Metal core lasers are constructed from aluminum and go through a passivation (micro-coating) process during manufacturing, building a thin, dense layer of ceramic (AL2O3) on all internal components and eliminating the possibility of metal contact with the gas mixture. This very thin ceramic layer (just a few microns) does not impact thermal conductivity. Both ceramic core and metal core lasers are decontaminated and evacuated to high vacuum levels in the manufacturing process to remove any contaminates before gas fill. Therefore, ceramic and metal lasers both offer contamination free cores.

One of the key advantages of metal core lasers is ease of cooling. Only part of the electrical energy consumed by a laser is converted to laser power, while the rest of the electrical energy is converted to heat. A CO2laser’s gas mixture is sensitive to high temperature, and removing excess heat is extremely critical. Metal is a much better choice (as opposed to ceramic) for required laser cooling because the metal core transfers heat quickly in order to keep the laser mixture at optimal operating temperature. Ceramic is a relatively poor conductor of heat, making it a less than an optimal choice, especially for air-cooled lasers.

Another distinct advantage of metal lasers is linear polarization. Laser beams with linear polarization can be combined into a single, cross-polarized beam to produce a broader range of power options and to deliver superior advantages in laser material processing. Additionally, in systems compatible with multiple lasers, metal lasers with different power and wavelengths can be combined, sharing the same optical path.

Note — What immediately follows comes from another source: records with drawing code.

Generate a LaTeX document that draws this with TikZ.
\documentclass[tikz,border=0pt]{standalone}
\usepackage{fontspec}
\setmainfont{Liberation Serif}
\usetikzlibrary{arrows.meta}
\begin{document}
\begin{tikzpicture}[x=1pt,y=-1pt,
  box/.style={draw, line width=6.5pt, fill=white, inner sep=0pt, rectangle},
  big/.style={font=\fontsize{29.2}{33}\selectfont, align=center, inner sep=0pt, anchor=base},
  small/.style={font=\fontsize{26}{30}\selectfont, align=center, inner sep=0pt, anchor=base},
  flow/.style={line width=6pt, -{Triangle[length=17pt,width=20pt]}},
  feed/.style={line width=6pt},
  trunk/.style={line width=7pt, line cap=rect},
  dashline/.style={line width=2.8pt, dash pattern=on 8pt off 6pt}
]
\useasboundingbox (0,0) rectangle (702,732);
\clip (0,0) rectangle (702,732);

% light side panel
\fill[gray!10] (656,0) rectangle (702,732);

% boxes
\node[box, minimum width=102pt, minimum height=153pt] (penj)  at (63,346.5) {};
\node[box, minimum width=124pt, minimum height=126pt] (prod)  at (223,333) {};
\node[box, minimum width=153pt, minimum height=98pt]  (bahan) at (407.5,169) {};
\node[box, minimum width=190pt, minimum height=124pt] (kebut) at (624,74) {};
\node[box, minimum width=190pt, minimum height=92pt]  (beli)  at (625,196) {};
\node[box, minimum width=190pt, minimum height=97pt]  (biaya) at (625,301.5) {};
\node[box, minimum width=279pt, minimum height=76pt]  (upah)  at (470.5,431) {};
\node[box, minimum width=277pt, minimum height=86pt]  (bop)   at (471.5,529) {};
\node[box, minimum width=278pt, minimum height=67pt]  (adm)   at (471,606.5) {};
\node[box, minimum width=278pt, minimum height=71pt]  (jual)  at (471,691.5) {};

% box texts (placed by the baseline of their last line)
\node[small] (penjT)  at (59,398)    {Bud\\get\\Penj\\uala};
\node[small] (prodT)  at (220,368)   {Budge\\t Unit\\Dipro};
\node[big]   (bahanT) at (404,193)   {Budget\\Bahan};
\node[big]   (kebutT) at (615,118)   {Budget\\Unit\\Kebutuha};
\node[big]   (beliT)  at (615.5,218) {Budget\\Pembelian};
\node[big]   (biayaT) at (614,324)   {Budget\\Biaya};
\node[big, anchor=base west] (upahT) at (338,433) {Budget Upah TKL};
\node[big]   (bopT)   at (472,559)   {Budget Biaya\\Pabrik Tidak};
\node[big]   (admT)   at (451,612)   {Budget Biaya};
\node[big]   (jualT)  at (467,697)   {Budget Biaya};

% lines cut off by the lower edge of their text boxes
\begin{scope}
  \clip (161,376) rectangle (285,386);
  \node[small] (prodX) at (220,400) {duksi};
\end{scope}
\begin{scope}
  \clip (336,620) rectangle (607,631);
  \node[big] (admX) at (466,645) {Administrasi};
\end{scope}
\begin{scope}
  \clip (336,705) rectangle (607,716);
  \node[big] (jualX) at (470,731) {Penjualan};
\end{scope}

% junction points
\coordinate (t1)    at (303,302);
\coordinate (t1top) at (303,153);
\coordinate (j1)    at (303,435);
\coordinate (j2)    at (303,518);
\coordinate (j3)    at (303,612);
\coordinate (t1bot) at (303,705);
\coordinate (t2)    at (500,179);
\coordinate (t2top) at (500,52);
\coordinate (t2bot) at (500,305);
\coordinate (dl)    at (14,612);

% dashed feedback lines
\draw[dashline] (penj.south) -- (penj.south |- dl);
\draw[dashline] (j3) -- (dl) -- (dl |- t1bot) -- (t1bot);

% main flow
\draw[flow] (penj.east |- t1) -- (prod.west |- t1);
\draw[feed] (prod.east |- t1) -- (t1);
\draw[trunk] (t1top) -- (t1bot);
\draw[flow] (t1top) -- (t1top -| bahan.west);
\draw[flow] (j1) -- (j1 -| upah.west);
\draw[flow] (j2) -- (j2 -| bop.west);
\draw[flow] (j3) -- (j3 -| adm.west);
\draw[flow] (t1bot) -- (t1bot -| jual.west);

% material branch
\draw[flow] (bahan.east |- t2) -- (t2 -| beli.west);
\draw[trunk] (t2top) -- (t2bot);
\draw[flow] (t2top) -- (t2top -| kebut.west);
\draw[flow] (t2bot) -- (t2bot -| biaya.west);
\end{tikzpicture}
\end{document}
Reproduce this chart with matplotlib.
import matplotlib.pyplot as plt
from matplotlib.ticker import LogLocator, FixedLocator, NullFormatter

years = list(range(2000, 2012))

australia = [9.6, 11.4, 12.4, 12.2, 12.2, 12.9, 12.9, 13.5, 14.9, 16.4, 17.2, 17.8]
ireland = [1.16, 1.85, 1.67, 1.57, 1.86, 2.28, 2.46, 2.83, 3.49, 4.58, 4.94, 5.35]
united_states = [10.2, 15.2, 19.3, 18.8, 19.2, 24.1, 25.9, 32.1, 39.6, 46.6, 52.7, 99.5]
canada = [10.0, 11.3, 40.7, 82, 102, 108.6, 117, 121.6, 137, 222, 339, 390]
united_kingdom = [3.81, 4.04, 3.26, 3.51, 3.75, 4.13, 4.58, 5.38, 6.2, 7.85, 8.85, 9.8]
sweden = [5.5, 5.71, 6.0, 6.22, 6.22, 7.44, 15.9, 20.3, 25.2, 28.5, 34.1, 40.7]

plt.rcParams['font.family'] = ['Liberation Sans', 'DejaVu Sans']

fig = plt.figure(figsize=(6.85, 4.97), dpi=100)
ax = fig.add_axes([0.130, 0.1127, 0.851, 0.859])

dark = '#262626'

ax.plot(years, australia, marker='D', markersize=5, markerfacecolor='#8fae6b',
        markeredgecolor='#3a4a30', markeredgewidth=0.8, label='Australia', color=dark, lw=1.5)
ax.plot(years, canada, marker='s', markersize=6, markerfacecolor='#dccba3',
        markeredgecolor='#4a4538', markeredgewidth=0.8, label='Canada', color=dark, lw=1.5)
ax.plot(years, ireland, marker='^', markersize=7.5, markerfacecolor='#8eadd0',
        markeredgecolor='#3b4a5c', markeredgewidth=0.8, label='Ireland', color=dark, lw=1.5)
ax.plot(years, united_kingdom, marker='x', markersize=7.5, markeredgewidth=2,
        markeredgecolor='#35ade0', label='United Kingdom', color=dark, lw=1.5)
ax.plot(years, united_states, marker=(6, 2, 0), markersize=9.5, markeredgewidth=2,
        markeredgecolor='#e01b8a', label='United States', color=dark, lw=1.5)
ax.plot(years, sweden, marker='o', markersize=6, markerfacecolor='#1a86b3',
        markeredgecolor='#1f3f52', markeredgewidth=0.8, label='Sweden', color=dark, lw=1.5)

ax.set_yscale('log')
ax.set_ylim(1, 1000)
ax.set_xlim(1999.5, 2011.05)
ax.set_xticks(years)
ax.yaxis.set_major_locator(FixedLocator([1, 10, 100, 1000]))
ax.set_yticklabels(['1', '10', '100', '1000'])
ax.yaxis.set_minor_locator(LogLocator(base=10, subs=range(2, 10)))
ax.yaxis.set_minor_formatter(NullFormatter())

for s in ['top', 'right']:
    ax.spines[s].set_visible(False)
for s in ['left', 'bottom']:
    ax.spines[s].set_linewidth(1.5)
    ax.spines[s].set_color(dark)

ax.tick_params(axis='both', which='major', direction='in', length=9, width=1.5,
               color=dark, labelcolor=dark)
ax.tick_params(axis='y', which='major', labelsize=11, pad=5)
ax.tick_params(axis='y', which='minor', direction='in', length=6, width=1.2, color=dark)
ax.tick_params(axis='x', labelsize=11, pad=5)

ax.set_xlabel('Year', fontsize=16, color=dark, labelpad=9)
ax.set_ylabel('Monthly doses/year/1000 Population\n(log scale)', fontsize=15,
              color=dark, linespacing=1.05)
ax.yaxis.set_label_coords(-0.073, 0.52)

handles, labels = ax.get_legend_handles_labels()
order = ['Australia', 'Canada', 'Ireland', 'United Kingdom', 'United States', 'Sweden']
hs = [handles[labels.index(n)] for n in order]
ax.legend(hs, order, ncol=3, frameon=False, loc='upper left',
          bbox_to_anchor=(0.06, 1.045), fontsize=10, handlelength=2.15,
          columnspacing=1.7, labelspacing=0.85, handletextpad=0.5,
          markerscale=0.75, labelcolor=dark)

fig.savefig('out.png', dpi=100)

Conversely, current ceramic lasers produce randomly polarized beams that cannot be combined.

Finally, metal lasers can be serviced easily, thereby extending their useful life indefinitely. Hundreds of thousands of metal core lasers have been manufactured by ULS and other companies in the last 20 years, with many laser sources over 10-years-old remaining in service. While ceramic lasers could provide a reasonably long operational life, they are not designed to be maintained easily due to the direct attachment of the laser resonator optics to the ceramic core, using glue as a bonding and sealing material. Metal core lasers, on the other hand, use metal or semiconductor grade elastomeric seals. Metal lasers also can operate for an extended time in the field before maintenance is needed and are designed for long term reliability and serviceability.

As summary, top global laser system manufacturers design, manufacture, and use metal core air-cooled CO2 lasers in their laser systems because these lasers offer the broadest range of power options and unlimited laser lifetime for a vast list of laser material processing applications. When making a decision regarding a laser system, consider the advantages offered by metal core lasers.